The long campaign for the legislation that became H.B. 2127 began in 2018, when Dallas, Austin and San Antonio passed ordinances requiring employers to offer paid sick leave.

Those laws were later shot down by state and federal courts as a violation of state bans on raising the minimum wage above the federal standard.

But the ordinances would have given city governments subpoena power to investigate potential violations — powers which worried the NFIB, Spilman said in an April statement.

“I just don’t know why a city ordinance would have something in there like that. That’s very frightening to a small business owner, with no compliance officers.”

The need for the legislation was urgent, she added at the time. “You go another two years without this protection — we just don’t know what cities might propose next.”

Opponents, meanwhile, argue the bill would present challenges to businesses because its scope is so broad as to make it impossible to say how far it will reach.

“If there is one thing businesses hate it is uncertainty,” Houston city attorney Collyn Peddie wrote in an April statement.

“Because 2127 barely attempts to define the fields that it purports to preempt, [self-governing] cities will not know what laws to enforce and, more important, businesses will not know what laws to obey,” Peddie continued.

Another source of concern for bill opponents is the method of enforcement, which — as in the case of the state’s “bounty” abortion ban — would occur through lawsuits.

The bill would authorize “any person who has sustained an injury in fact, actual or treated” to sue cities and counties for passing ordinances in areas now officially under the domain of the state.

Winners of such suits would get damages and attorney’s fees covered.

Whenever cities pass big ordinances, “people get clever in their lawsuits to challenge anything they don’t like,” said Alter, the Austin councilor.

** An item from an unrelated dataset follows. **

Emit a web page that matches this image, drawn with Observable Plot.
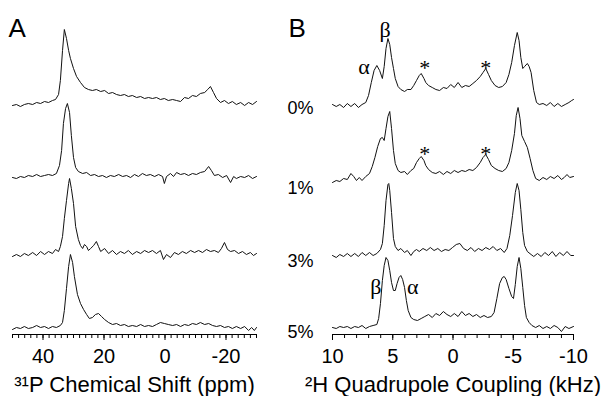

“And because the bill is so broad there are a lot of opportunities for people to poke holes in any bills the city passes.”

The NFIB’s position is that the newly preempted powers aren’t being taken away from cities: They’re ones the cities never had to start with, as Spilman explained to The Hill.

The legislation’s GOP sponsors agree. “It’s a ‘stay in your lane’ bill,” Rep. Dustin Burrows (R) said at a February event hosted by the NFIB. “If you’re a city, do your core functions. If you’re a county, do your core functions.”

Burrows has dismissed critics of the bill as “taxpayer-funded lobbyists” who he told the Texas Tribune in March were “out in full force trying to undermine this effort.”

In those remarks, Burrows took a tack familiar from statehouse Republican messaging nationwide.

Groups opposing the bills, he added, “are beholden to special interest groups who cannot get their liberal agenda through at the statehouse, so they go to city halls across the State, creating a patchwork of unnecessary and anti-business ordinances.”

But bill opponents argued that local laws are a patchwork because local conditions are, too.

“Lawmakers who voted for this must explain to their constituents why they gave away local authority to lawmakers hundreds of miles away in Austin who may have never even set foot in their community,” said Adrian Shelley, Texas director of advocacy group Public Citizen.

Eckhardt, the state senator from Bastrop, argued the legislation “obliterates the local balancing of interests that creates the distinct local flavor from Lubbock to Houston, Laredo to Texarkana.”

Bills like House Bill 2127 “excuse the Texas legislature from leading,” she added.

“We are wasting our precious 140 days — when we could be doing statewide health, education, justice and prosperity policies — barging into bedrooms, locker rooms, boardrooms examining rooms and now city council meetings.”